As Terrison recovered from the cavity search, he was finally confronted about the theft by a Boardman compliance employee, a disappointed and tearful Jewish mother and a North Korean prison official. When Officer Sae-Un presented the evidence which included a recovered sample of Terrison’s stool that tested positive for cruller, Terrison broke down in tears and confessed. Terrison was released on his own recognizance, whereupon he ran away screaming.

A Boardman spokesman told Boardman, “We take company theft very seriously. Terrison should have known better after what happened to Al Skivvers.”

Skivvers was an accountant at Boardman until his superior, Wei-Bo Chen, discovered he had taken three pencils and half an eraser home. Skivvers now works in a labor camp in western China.

Sean Spicer to be Offered Communications Job with the Mayor?

July 22, 2017

Sean Spicer, White House press secretary, resigned Friday morning following the appointment of Anthony Scaramucci as Director of Communications.

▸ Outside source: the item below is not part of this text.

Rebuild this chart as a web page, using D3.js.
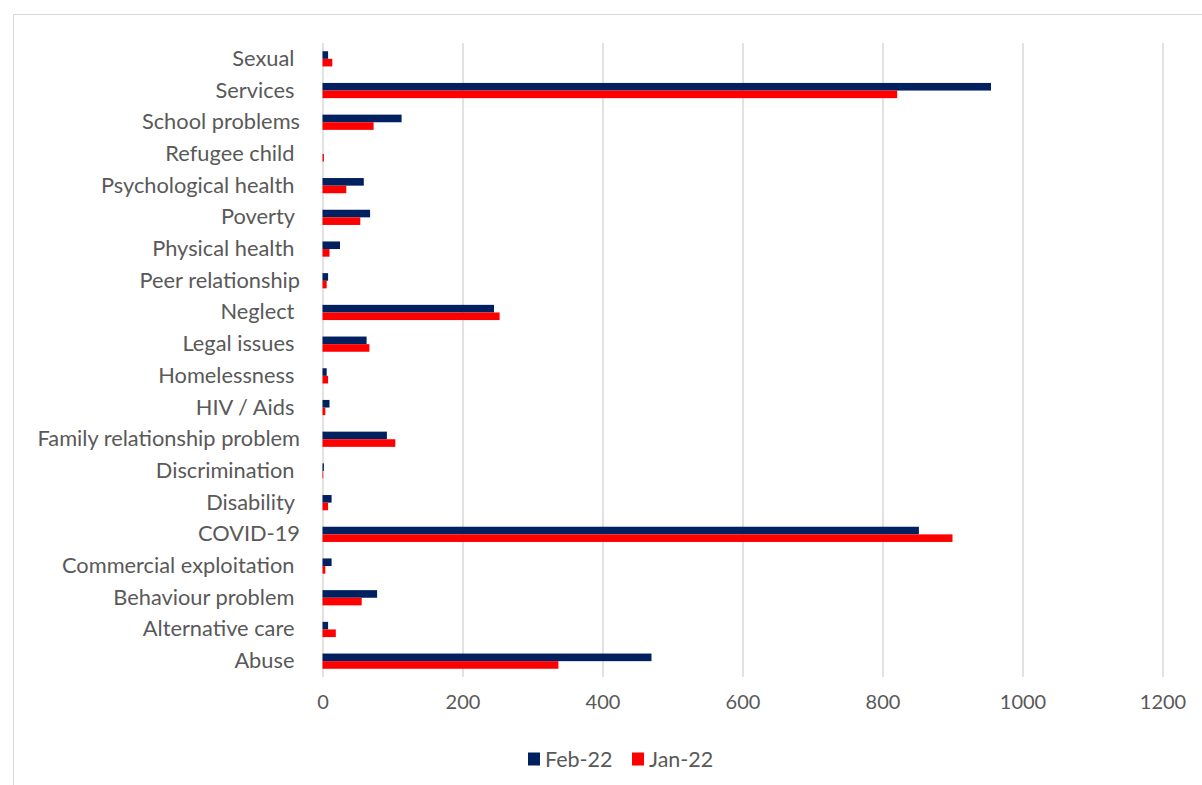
<!DOCTYPE html>
<html>
<head>
<meta charset="utf-8">
<script src="https://cdn.jsdelivr.net/npm/d3@7"></script>
<style>
  html, body { margin: 0; padding: 0; background: #fff; }
  svg text { font-family: "Lato", "Open Sans", sans-serif; fill: #595959; white-space: pre; }
</style>
</head>
<body>
<svg id="chart" width="1202" height="785"></svg>
<script>
const categories = [
  "Sexual ", "Services ", "School problems", "Refugee child ", "Psychological health ",
  "Poverty ", "Physical health ", "Peer relationship", "Neglect ", "Legal issues ",
  "Homelessness ", "HIV / Aids ", "Family relationship problem", "Discrimination ",
  "Disability ", "COVID-19", "Commercial exploitation ", "Behaviour problem ",
  "Alternative care ", "Abuse "
];
const feb22 = [8, 955, 113, 0, 59, 68, 25, 8, 245, 63, 6, 10, 92, 2, 13, 852, 13, 78, 8, 470];
const jan22 = [14, 821, 73, 2, 34, 54, 10, 6, 253, 67, 8, 4, 104, 1, 8, 900, 4, 56, 19, 337];
const seriesNames = ["Feb-22", "Jan-22"];
const seriesColors = ["#002060", "#FF0000"];
const xTicks = [0, 200, 400, 600, 800, 1000, 1200];

(function () {
const svg = d3.select("#chart");

// outer frame
svg.append("rect").attr("x", 13.5).attr("y", 14.5).attr("width", 1202).attr("height", 800)
  .attr("fill", "none").attr("stroke", "#d9d9d9").attr("stroke-width", 1);

const mLeft = 322.5, mRight = 1162.5, mTop = 43, mBottom = 677;
const x = d3.scaleLinear().domain([0, 1200]).range([mLeft, mRight]);
const y = d3.scaleBand().domain(categories).range([mTop, mBottom]).paddingInner(0.52).paddingOuter(0.26);
const ySub = d3.scaleBand().domain(seriesNames).range([0, y.bandwidth()]);

// gridlines
const grid = svg.append("g")
  .attr("transform", `translate(0,${mBottom})`)
  .call(d3.axisBottom(x).tickValues(xTicks).tickSize(-(mBottom - mTop)).tickFormat(""));
grid.select(".domain").remove();
grid.selectAll("line").attr("stroke", "#d9d9d9").attr("stroke-width", 1.5);

// x tick labels
const xa = svg.append("g")
  .attr("transform", `translate(0,${mBottom})`)
  .call(d3.axisBottom(x).tickValues(xTicks).tickSize(0).tickPadding(18).tickFormat(d3.format("d")));
xa.select(".domain").remove();
xa.selectAll("text").attr("font-size", 20).style("font-family", "Lato, sans-serif").attr("fill", "#595959");

// bars
const data = categories.map((c, i) => ({ c, vals: [feb22[i], jan22[i]] }));
const groups = svg.append("g").selectAll("g").data(data).join("g")
  .attr("transform", d => `translate(0,${y(d.c)})`);
groups.selectAll("rect").data(d => d.vals.map((v, j) => ({ v, s: seriesNames[j], j })))
  .join("rect")
  .attr("x", x(0))
  .attr("y", d => ySub(d.s))
  .attr("width", d => x(d.v) - x(0))
  .attr("height", ySub.bandwidth())
  .attr("fill", d => seriesColors[d.j]);

// category labels
const ya = svg.append("g")
  .attr("transform", `translate(300,0)`)
  .call(d3.axisLeft(y).tickSize(0).tickPadding(0));
ya.select(".domain").remove();
ya.selectAll("text").attr("font-size", 21.8).style("font-family", "Lato, sans-serif").attr("fill", "#595959")
  .style("white-space", "pre");

// legend
const legend = svg.append("g").attr("transform", "translate(528,759)");
const legX = [0, 104];
seriesNames.forEach((s, i) => {
  const g = legend.append("g").attr("transform", `translate(${legX[i]},0)`);
  g.append("rect").attr("x", 0).attr("y", -6.5).attr("width", 12).attr("height", 13).attr("fill", seriesColors[i]);
  g.append("text").attr("x", 17).attr("y", 0).attr("dy", "0.35em").attr("font-size", 21.5).text(s);
});
})();
</script>
</body>
</html>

Immediately following his resignation, City Hall officials, on behalf of Mayor Cockayne, reached out to Mr. Spicer to determine if he was interested in a communications job with the mayor’s office. Personnel Director Diane Ferguson told the mayor she was impressed with Mr. Spicer’s ability to explain the president’s various positions, even when he didn’t know what they were.

As an incentive, the administration offered to have a customized maple podium designed with Mr. Spicer’s name engraved. The podium includes an adjustable gooseneck microphone and not one but two cup holders.

Celebrity watchers wonder if Melissa McCarthy is going to be hanging out around town now as a result.

However, should Mr. Spicer accept the position it would lead to the termination of the mayor’s longtime spokesperson, Egor.

Egor is popular with residents but the mayor has grown increasingly frustrated with him because he has no command of the English language, and he speaks in the third person. Speaking from his home under the Anthony V. Savino Bridge on Route 72, Egor commented about the matter, “Egor not happy, Egor mad. You not like Egor when Egor mad!”

Members of the usual press contingent in Bristol expressed nervousness. Said an anxious Mike Chaiken of the Bristol Observer, “I heard the last reporter that argued with Spicer ended up cowering under a chair after a particularly harrowing barrage of Mother Superior-style repartee.”

The press pool is also concerned over rumors that Spicer will ban the use of cameras, mikes and even sign language at press conferences. “Does this mean we have to go back to using pen and paper?” Lorenzo Burgio of the Bristol Press plaintively asked. “Writing? I – I don’t remember how to do that.”